§ OBJECTIVE
Using the data below, return the stretch from the line that contains "Recreate this image as a web" through the line that contains "const bg = 'data:image/svg+xml;base64,'", both included, exactly as it stands and nothing beyond it.

§ INPUT DATA
* begin *

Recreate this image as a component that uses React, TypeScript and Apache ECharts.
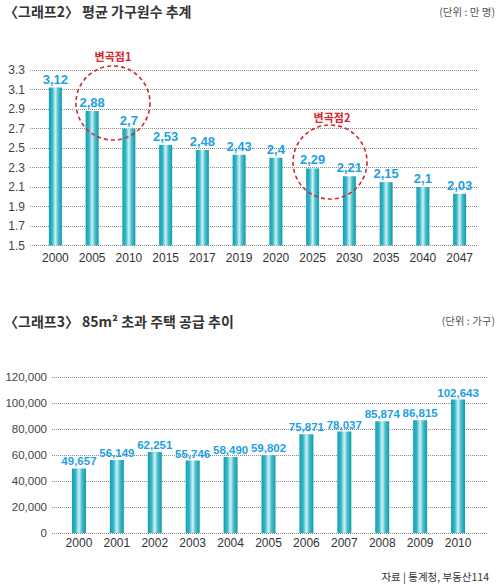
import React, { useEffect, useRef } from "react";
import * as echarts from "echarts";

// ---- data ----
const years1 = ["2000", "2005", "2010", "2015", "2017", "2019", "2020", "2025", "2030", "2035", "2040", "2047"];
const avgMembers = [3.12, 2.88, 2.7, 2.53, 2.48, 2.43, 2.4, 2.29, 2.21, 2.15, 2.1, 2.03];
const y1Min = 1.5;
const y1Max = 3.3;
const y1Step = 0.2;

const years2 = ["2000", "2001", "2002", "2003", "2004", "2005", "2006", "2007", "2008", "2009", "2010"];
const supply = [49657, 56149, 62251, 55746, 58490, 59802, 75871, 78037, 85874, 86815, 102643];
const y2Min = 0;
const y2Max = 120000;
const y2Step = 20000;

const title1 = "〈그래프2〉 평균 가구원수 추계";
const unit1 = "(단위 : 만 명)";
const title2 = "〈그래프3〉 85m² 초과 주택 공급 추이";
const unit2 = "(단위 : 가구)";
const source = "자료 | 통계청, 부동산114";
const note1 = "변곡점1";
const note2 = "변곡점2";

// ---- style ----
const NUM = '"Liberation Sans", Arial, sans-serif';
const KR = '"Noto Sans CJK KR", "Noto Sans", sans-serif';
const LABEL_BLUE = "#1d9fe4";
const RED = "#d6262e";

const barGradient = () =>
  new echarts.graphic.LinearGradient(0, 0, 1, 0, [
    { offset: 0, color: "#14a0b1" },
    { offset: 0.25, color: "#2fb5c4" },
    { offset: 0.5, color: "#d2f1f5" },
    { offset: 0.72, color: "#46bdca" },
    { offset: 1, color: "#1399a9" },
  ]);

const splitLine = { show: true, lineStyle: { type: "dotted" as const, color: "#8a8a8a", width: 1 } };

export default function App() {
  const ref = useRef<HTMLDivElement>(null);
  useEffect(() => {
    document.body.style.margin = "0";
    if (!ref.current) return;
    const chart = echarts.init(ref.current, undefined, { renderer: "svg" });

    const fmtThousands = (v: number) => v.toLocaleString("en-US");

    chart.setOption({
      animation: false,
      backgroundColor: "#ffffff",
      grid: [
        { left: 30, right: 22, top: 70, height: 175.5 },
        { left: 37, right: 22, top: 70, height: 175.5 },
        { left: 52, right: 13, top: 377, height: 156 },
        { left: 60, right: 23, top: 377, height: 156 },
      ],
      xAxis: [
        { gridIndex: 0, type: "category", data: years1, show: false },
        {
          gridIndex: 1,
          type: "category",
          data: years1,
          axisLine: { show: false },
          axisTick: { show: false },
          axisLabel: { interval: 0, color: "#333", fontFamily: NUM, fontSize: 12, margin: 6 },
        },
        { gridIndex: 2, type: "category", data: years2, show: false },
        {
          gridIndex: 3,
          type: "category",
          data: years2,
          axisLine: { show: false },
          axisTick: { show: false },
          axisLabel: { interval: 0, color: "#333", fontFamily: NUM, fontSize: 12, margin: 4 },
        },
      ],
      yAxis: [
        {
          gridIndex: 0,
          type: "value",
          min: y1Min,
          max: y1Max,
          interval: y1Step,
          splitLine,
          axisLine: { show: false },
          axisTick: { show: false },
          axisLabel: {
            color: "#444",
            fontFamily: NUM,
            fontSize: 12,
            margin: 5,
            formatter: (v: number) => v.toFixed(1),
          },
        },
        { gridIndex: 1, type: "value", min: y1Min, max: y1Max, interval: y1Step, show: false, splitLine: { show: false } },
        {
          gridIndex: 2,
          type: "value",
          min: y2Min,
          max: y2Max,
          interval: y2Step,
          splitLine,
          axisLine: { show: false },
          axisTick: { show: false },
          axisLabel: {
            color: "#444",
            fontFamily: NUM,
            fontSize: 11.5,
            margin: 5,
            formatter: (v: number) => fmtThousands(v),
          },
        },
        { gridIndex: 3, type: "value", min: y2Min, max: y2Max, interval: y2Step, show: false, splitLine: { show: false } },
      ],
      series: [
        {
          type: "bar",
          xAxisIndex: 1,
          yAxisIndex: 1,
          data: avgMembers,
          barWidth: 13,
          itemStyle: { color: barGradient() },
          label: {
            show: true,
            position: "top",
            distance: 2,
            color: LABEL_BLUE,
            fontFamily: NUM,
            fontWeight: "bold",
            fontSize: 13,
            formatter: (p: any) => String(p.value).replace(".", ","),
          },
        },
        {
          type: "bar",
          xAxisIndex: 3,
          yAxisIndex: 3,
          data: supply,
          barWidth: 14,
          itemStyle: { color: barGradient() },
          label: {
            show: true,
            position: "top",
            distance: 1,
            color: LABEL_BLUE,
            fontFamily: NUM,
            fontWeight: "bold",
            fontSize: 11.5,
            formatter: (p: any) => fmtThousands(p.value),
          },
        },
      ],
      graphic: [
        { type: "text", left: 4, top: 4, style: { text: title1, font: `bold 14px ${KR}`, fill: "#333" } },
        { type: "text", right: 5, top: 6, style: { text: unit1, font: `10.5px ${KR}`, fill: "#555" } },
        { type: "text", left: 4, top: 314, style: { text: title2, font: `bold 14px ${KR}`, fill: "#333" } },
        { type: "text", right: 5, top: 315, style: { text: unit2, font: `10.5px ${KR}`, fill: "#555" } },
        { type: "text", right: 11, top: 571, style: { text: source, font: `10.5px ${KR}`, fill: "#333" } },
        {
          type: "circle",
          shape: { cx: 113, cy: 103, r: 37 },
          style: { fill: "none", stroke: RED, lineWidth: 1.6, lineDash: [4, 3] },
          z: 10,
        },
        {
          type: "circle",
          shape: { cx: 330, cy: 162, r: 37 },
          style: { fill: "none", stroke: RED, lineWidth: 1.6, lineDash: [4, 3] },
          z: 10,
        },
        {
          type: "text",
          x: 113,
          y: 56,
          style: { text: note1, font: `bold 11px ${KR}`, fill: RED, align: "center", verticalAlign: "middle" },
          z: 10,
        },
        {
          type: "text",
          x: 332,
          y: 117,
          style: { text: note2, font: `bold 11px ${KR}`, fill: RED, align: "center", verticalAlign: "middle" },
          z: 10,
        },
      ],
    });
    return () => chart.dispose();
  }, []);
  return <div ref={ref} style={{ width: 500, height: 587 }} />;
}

* end *
* begin *

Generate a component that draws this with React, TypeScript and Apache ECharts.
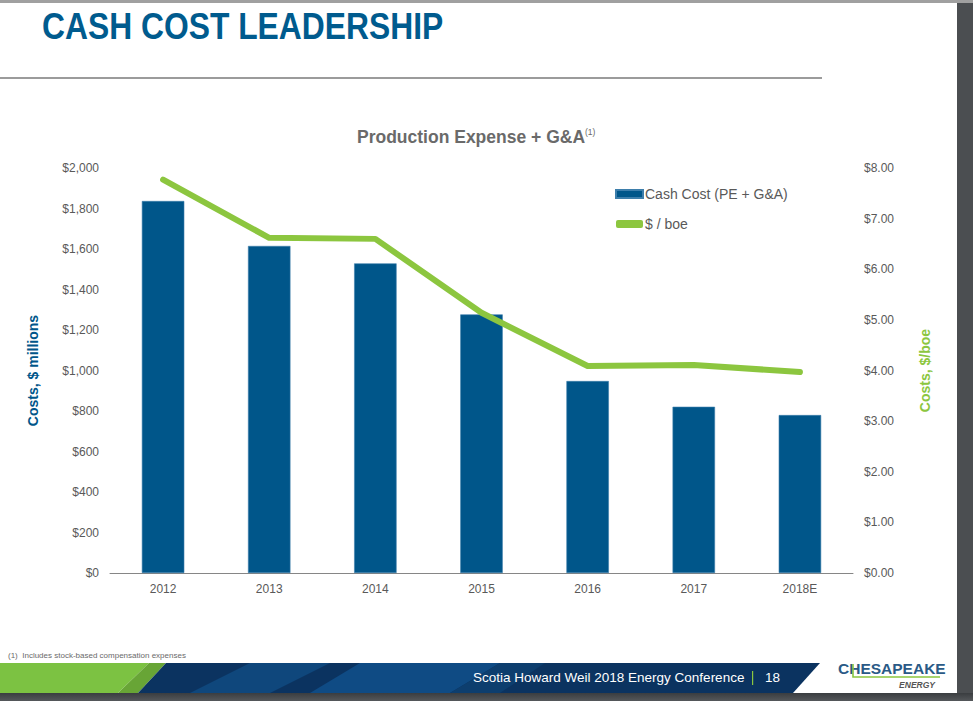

* end *
* begin *

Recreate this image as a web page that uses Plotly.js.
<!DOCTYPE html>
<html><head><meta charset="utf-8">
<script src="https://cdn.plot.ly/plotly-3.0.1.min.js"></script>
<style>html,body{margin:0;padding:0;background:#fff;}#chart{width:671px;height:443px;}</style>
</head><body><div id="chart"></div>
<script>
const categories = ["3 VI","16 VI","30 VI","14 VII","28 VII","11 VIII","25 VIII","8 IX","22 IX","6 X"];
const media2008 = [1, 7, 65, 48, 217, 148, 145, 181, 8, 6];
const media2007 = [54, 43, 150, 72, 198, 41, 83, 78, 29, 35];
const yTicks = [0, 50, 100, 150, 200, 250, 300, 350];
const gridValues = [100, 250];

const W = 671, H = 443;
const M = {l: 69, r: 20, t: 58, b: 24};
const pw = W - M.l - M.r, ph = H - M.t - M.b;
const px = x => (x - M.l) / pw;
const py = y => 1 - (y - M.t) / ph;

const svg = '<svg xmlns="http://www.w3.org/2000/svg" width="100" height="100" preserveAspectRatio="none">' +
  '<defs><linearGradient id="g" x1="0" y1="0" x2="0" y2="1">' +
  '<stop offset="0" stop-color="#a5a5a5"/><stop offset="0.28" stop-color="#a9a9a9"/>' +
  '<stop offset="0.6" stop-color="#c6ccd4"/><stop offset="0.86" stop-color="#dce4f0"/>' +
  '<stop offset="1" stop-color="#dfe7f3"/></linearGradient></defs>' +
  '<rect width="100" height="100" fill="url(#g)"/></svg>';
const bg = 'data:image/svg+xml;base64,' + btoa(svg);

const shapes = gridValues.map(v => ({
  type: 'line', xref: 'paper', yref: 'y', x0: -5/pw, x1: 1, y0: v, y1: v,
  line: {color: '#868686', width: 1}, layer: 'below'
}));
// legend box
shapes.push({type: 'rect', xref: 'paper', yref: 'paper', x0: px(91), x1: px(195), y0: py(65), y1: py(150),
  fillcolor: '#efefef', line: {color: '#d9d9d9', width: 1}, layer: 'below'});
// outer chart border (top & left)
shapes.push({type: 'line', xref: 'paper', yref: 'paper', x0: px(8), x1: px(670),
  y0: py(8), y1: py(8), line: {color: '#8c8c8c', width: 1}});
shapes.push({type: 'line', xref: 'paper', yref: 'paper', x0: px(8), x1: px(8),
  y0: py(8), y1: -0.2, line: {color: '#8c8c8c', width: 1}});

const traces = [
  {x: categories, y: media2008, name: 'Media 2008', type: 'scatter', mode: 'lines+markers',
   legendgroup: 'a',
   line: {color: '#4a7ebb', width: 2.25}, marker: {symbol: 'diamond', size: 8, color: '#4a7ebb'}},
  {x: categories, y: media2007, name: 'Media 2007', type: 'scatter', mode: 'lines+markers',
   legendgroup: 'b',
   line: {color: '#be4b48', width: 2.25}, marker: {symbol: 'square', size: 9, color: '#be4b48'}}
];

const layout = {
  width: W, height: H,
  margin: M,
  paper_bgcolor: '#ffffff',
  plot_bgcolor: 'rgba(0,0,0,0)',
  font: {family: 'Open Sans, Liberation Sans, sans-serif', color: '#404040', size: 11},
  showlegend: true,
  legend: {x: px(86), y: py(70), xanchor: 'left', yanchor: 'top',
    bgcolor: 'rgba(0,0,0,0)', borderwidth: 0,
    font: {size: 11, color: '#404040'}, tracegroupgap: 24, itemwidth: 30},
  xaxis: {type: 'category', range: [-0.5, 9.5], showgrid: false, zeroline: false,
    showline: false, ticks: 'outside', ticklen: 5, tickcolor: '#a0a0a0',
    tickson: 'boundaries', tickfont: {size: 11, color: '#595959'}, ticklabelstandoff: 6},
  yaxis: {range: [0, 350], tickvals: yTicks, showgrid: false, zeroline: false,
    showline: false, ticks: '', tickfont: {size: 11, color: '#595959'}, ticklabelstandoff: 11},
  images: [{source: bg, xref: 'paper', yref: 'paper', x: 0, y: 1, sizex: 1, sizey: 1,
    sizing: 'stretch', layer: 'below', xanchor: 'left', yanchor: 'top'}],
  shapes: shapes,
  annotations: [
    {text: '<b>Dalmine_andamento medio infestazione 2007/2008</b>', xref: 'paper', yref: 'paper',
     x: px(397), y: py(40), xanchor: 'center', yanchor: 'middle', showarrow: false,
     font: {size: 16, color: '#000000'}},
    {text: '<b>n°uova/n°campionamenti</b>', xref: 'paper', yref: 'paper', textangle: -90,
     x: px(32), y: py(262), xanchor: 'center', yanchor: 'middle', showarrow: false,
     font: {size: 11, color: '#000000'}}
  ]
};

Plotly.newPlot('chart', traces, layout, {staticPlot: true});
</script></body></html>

* end *

§ TASK ANSWER
Recreate this image as a web page that uses Plotly.js.
<!DOCTYPE html>
<html><head><meta charset="utf-8">
<script src="https://cdn.plot.ly/plotly-3.0.1.min.js"></script>
<style>html,body{margin:0;padding:0;background:#fff;}#chart{width:671px;height:443px;}</style>
</head><body><div id="chart"></div>
<script>
const categories = ["3 VI","16 VI","30 VI","14 VII","28 VII","11 VIII","25 VIII","8 IX","22 IX","6 X"];
const media2008 = [1, 7, 65, 48, 217, 148, 145, 181, 8, 6];
const media2007 = [54, 43, 150, 72, 198, 41, 83, 78, 29, 35];
const yTicks = [0, 50, 100, 150, 200, 250, 300, 350];
const gridValues = [100, 250];

const W = 671, H = 443;
const M = {l: 69, r: 20, t: 58, b: 24};
const pw = W - M.l - M.r, ph = H - M.t - M.b;
const px = x => (x - M.l) / pw;
const py = y => 1 - (y - M.t) / ph;

const svg = '<svg xmlns="http://www.w3.org/2000/svg" width="100" height="100" preserveAspectRatio="none">' +
  '<defs><linearGradient id="g" x1="0" y1="0" x2="0" y2="1">' +
  '<stop offset="0" stop-color="#a5a5a5"/><stop offset="0.28" stop-color="#a9a9a9"/>' +
  '<stop offset="0.6" stop-color="#c6ccd4"/><stop offset="0.86" stop-color="#dce4f0"/>' +
  '<stop offset="1" stop-color="#dfe7f3"/></linearGradient></defs>' +
  '<rect width="100" height="100" fill="url(#g)"/></svg>';
const bg = 'data:image/svg+xml;base64,' + btoa(svg);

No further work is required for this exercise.